The proper thing to say at this juncture is, probably, “Well, fuck.”
I’m not saying Pete Carroll styled himself as an Oberon or Mercury or Odysseus. Saying so would suggest Carroll is capable of the kind of megalomania so often ascribed to him by UCLA fans. I think there was only one coach in college football capable of that, and, sadly, the very nice Brian Kelly replaced him.
Carroll is confident. And very competitive. He was both these things to such an astonishing degree that he managed to do what everyone has been proclaiming would be impossible since the advent of the scholarship cap, the demise of the option, the passing of Nebraska, Miami and Florida State, the triumph of the mid-majors, etc.: he built a program everyone believed would keep winning no matter what. That it didn’t win every game wasn’t the point. The point was that, eventually, USC was gonna get you unless it was a Thursday, or a Pac-10 road opener, or John David Booty’s thumb was broken, or your name was Vince Young. The exceptions were exceptional. The norm was getting your brains kicked in for three and a half hours on national television.
I think that might be gone, now.
Don’t get me wrong: people’s heads are gonna get kicked in still. This is a roster full of prep All-Americans. There will still be collegiate All-Americans on this roster at the end of the season. Allen Bradford is still very much more a man than anyone you know, thank you.
The illusion is gone, now. And illusion it was: this team was never unbeatable in the nine seasons Carroll was coach. Teams got beat to a pulp by talent and coaching, but they also believed it was a’comin’. Shit.
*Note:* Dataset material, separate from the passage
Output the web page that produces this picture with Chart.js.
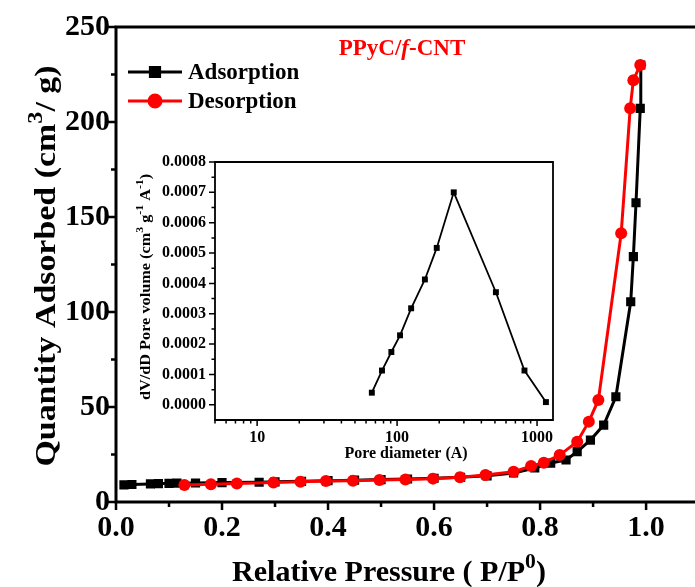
<!DOCTYPE html>
<html>
<head>
<meta charset="utf-8">
<script src="https://cdn.jsdelivr.net/npm/chart.js@4.4.0/dist/chart.umd.min.js"></script>
<style>
  html, body { margin: 0; padding: 0; background: #fff; }
  #wrap { position: relative; width: 695px; height: 587px; overflow: hidden; }
  #main { position: absolute; left: 0; top: 0; }
  #inset { position: absolute; left: 120px; top: 140px; }
</style>
</head>
<body>
<div id="wrap">
  <canvas id="main" width="695" height="587"></canvas>
  <canvas id="inset" width="445" height="330"></canvas>
</div>
<script>
// isotherm
const adsP = [0.015, 0.03, 0.065, 0.08, 0.10, 0.115, 0.15, 0.20, 0.27, 0.30, 0.35, 0.40, 0.45, 0.50, 0.55, 0.60, 0.65, 0.70, 0.75, 0.79, 0.82, 0.849, 0.870, 0.895, 0.920, 0.943, 0.971, 0.976, 0.981, 0.989, 0.990];
const adsQ = [9.0, 9.2, 9.5, 9.7, 9.8, 9.9, 10.0, 10.2, 10.4, 10.6, 10.9, 11.2, 11.5, 11.8, 12.1, 12.5, 13.0, 13.8, 15.3, 17.9, 20.5, 22.1, 26.5, 32.6, 40.5, 55.4, 105.4, 129.1, 157.5, 207.2, 230.0];
const desP = [0.129, 0.179, 0.228, 0.297, 0.348, 0.396, 0.447, 0.497, 0.546, 0.598, 0.649, 0.697, 0.750, 0.783, 0.807, 0.837, 0.870, 0.892, 0.910, 0.953, 0.970, 0.976, 0.989];
const desQ = [8.9, 9.3, 9.7, 10.2, 10.6, 11.0, 11.2, 11.6, 11.9, 12.3, 13.0, 14.2, 15.9, 18.9, 20.7, 24.7, 31.7, 42.3, 53.7, 141.4, 207.2, 222.0, 230.0];

// pore size distribution (inset)
const poreD = [66, 78, 91, 105, 126, 158, 192, 254, 508, 813, 1157];
const poreV = [0.00004, 0.000113, 0.000174, 0.000229, 0.000318, 0.000413, 0.000517, 0.0007, 0.000371, 0.000113, 0.000009];

// tick labels
const pressureTicks = [0, 0.2, 0.4, 0.6, 0.8, 1.0];
const quantityTicks = [0, 50, 100, 150, 200, 250];
const poreTicks = [10, 100, 1000];
const volumeTicks = [0, 0.0001, 0.0002, 0.0003, 0.0004, 0.0005, 0.0006, 0.0007, 0.0008];

const SERIF = '"Liberation Serif", "Times New Roman", serif';

// majors plus a minor halfway between each pair
function withHalves(majors) {
    const out = [];
    majors.forEach((v, i) => {
        out.push({ value: v, major: true });
        if (i < majors.length - 1) out.push({ value: (v + majors[i + 1]) / 2, major: false });
    });
    return out;
}
function logTicks(min, max) {
    const out = [];
    for (let e = 0; e <= 4; e++) {
        for (let m = 1; m <= 9; m++) {
            const v = m * Math.pow(10, e);
            if (v >= min && v <= max) out.push({ value: v, major: m === 1 });
        }
    }
    return out;
}

// text with superscripts / italics; sx stretches along the text direction
function drawRich(ctx, parts, cx, cy, size, rot, color, sx) {
    ctx.save();
    ctx.translate(cx, cy);
    if (rot) ctx.rotate(rot);
    ctx.scale(sx || 1, 1);
    ctx.fillStyle = color;
    ctx.textBaseline = 'alphabetic';
    const fontFor = p => (p.italic ? 'italic ' : '') + 'bold ' + (p.sup ? size * 0.72 : size) + 'px ' + SERIF;
    let total = 0;
    parts.forEach(p => { ctx.font = fontFor(p); p.w = ctx.measureText(p.t).width; total += p.w; });
    let x = -total / 2;
    parts.forEach(p => {
        ctx.font = fontFor(p);
        ctx.fillText(p.t, x, p.sup ? -size * 0.45 : 0);
        x += p.w;
    });
    ctx.restore();
}

// frame + tick marks drawn through the scales
function framePlugin(cfg) {
    return {
        id: 'frame',
        afterDraw(chart) {
            const ctx = chart.ctx;
            const a = chart.chartArea;
            const xs = chart.scales.x, ys = chart.scales.y;
            ctx.save();
            ctx.strokeStyle = '#000';
            ctx.lineWidth = cfg.width;
            ctx.lineCap = 'square';
            ctx.beginPath();
            ctx.moveTo(a.left, a.bottom); ctx.lineTo(cfg.right ? a.right : chart.width, a.bottom);
            ctx.moveTo(a.left, a.bottom); ctx.lineTo(a.left, a.top);
            ctx.moveTo(a.left, a.top); ctx.lineTo(cfg.right ? a.right : chart.width, a.top);
            if (cfg.right) { ctx.moveTo(a.right, a.top); ctx.lineTo(a.right, a.bottom); }
            ctx.stroke();
            ctx.lineCap = 'butt';
            ctx.lineWidth = cfg.tickWidth;
            ctx.beginPath();
            xs.ticks.forEach(t => {
                const px = xs.getPixelForValue(t.value);
                const len = t.major ? cfg.major : cfg.minor;
                ctx.moveTo(px, a.bottom); ctx.lineTo(px, a.bottom + len);
            });
            ys.ticks.forEach(t => {
                const py = ys.getPixelForValue(t.value);
                const len = t.major ? cfg.major : cfg.minor;
                ctx.moveTo(a.left, py); ctx.lineTo(a.left - len, py);
            });
            ctx.stroke();
            ctx.restore();
            cfg.texts(ctx, a);
        }
    };
}

const legendPlugin = {
    id: 'sideLegend',
    afterDraw(chart) {
        const ctx = chart.ctx;
        const rows = [72, 101];
        chart.data.datasets.forEach((ds, i) => {
            const y = rows[i];
            ctx.save();
            ctx.strokeStyle = ds.borderColor;
            ctx.fillStyle = ds.borderColor;
            ctx.lineWidth = ds.borderWidth;
            ctx.beginPath(); ctx.moveTo(128, y); ctx.lineTo(182, y); ctx.stroke();
            Chart.helpers.drawPoint(ctx, { pointStyle: ds.pointStyle, radius: ds.pointRadius, borderWidth: 1, rotation: 0 }, 155, y);
            ctx.fillStyle = '#000';
            ctx.font = 'bold 23px ' + SERIF;
            ctx.textBaseline = 'middle';
            ctx.fillText(ds.label, 188, y + 1);
            ctx.restore();
        });
    }
};

const mainChart = new Chart(document.getElementById('main'), {
    type: 'line',
    data: {
        datasets: [
            {
                label: 'Adsorption',
                data: adsP.map((p, i) => ({ x: p, y: adsQ[i] })),
                borderColor: '#000', backgroundColor: '#000',
                borderWidth: 3, pointStyle: 'rect', pointRadius: 6.5,
                pointBorderWidth: 0, tension: 0, order: 1
            },
            {
                label: 'Desorption',
                data: desP.map((p, i) => ({ x: p, y: desQ[i] })),
                borderColor: '#ff0000', backgroundColor: '#ff0000',
                borderWidth: 3, pointStyle: 'circle', pointRadius: 6,
                pointBorderWidth: 0, tension: 0, order: 0
            }
        ]
    },
    options: {
        responsive: false,
        animation: false,
        layout: { padding: { left: 0, right: 1, top: 27, bottom: 0 } },
        plugins: { legend: { display: false }, tooltip: { enabled: false } },
        scales: {
            x: {
                type: 'linear', min: 0, max: 1.08,
                grid: { display: false, drawTicks: false },
                border: { display: false },
                afterBuildTicks: s => { s.ticks = withHalves(pressureTicks); },
                afterFit: s => { s.height = 85; },
                ticks: {
                    autoSkip: false, maxRotation: 0, padding: 8, color: '#000',
                    font: { family: SERIF, size: 30, weight: 'bold' },
                    callback: (v) => pressureTicks.includes(v) ? v.toFixed(1) : ''
                }
            },
            y: {
                type: 'linear', min: 0, max: 250,
                grid: { display: false, drawTicks: false },
                border: { display: false },
                afterBuildTicks: s => { s.ticks = withHalves(quantityTicks); },
                afterFit: s => { s.width = 116; },
                ticks: {
                    autoSkip: false, padding: 6, color: '#000',
                    font: { family: SERIF, size: 30, weight: 'bold' },
                    callback: (v) => quantityTicks.includes(v) ? String(v) : ''
                }
            }
        }
    },
    plugins: [framePlugin({
        width: 3, tickWidth: 2.5, major: 8, minor: 5, right: false,
        texts: (ctx, a) => {
            drawRich(ctx, [{ t: 'PPyC/' }, { t: 'f', italic: true }, { t: '-CNT' }], 402, 55, 23, 0, '#ff0000');
            drawRich(ctx, [{ t: 'Relative Pressure ( P/P' }, { t: '0', sup: true }, { t: ')' }], 389, 581, 30, 0, '#000');
            drawRich(ctx, [{ t: 'Quantity Adsorbed (cm' }, { t: '3', sup: true }, { t: '/ g)' }], 55, 266, 30, -Math.PI / 2, '#000', 1.13);
        }
    }), legendPlugin]
});

const insetChart = new Chart(document.getElementById('inset'), {
    type: 'line',
    data: {
        datasets: [{
            label: 'PSD',
            data: poreD.map((d, i) => ({ x: d, y: poreV[i] })),
            borderColor: '#000', backgroundColor: '#000',
            borderWidth: 1.8, pointStyle: 'rect', pointRadius: 4.2,
            pointBorderWidth: 0, tension: 0
        }]
    },
    options: {
        responsive: false,
        animation: false,
        layout: { padding: { left: 0, right: 12, top: 22, bottom: 0 } },
        plugins: { legend: { display: false }, tooltip: { enabled: false } },
        scales: {
            x: {
                type: 'logarithmic', min: 5, max: 1300,
                grid: { display: false, drawTicks: false },
                border: { display: false },
                afterBuildTicks: s => { s.ticks = logTicks(5, 1300); },
                afterFit: s => { s.height = 50; },
                ticks: {
                    autoSkip: false, maxRotation: 0, padding: 8, color: '#000',
                    font: { family: SERIF, size: 16, weight: 'bold' },
                    callback: (v) => poreTicks.includes(v) ? String(v) : ''
                }
            },
            y: {
                type: 'linear', min: -0.00005, max: 0.0008,
                grid: { display: false, drawTicks: false },
                border: { display: false },
                afterBuildTicks: s => { s.ticks = withHalves(volumeTicks); },
                afterFit: s => { s.width = 95; },
                ticks: {
                    autoSkip: false, padding: 9, color: '#000',
                    font: { family: SERIF, size: 16, weight: 'bold' },
                    callback: (v) => volumeTicks.includes(v) ? v.toFixed(4) : ''
                }
            }
        }
    },
    plugins: [framePlugin({
        width: 1.8, tickWidth: 1.5, major: 6, minor: 3.5, right: true,
        texts: (ctx, a) => {
            drawRich(ctx, [{ t: 'Pore diameter (A)' }], 286, 318, 16, 0, '#000');
            drawRich(ctx, [{ t: 'dV/dD Pore volume (cm' }, { t: '3', sup: true }, { t: ' g' }, { t: '-1', sup: true }, { t: ' A' }, { t: '-1', sup: true }, { t: ')' }], 30, 147, 15.5, -Math.PI / 2, '#000', 1.05);
        }
    })]
});
</script>
</body>
</html>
Arkansas went on to win the SEC West in 2006 but after giving up 70 points (28 of which happened in two minutes) to USC in 2005 you could see the writing on the wall: another epic loss to the Trojans and, oh yeah, by the way, we’ll take your two best hopes for the future. Not all of USC’s relationships have been that one-sided, but it was certainly a warning to others: if you’re not careful a mere loss could turn into utter devastation. At some point I expected teams to start tithing…. Here’s some bullion, Pete. Please take this silk. We have salt from the coasts of Spain. It’d be nice if you didn’t raze our villages.
This was pretty sweet. It was kinda like being in the Mafia. Even though people hated your guts for rooting for the evil empire, they still paid lip service: “Don’t take this the wrong way, but I hate your team and even though we’re probably gonna lose I hope to hell something goes wrong today.” Don’t take this the wrong way? Sweeter words have never before been spoken. I reveled in that fear. Even more intoxicating was the dull resignation; couple that with the utter certainty that no matter what kind of grave USC dug for itself, those lying, cheating, miserly Trojans would dig their way out one 4th-and-9 audible at a time, and you have a recipe for the most beautiful schadenfreude-based foodstuff since schmaltz.
So I don’t know what will happen. College football has changed, and not just because Nebraska, Colorado and Utah are in difference conferences. Something is in the air this season, something dangerous and palpable. But I can’t figure it. Only the elected can smell what it is, only the privileged are allowed a glimpse into the murky depths of the future. I’m just a poor pillar of salt looking back on what went before, knowing I ought not to but helpless to do anything else. It’s all still there: the people, the victories, the betrayals, the loss. Unlike Abraham, Lot’s nameless wife was incapable of that exuberant, terrible faith necessary for paradise. She looked back, and so did I, and what we saw made us both wonder whether the price of such devotions was worth it.
Not that either of us have a choice, really.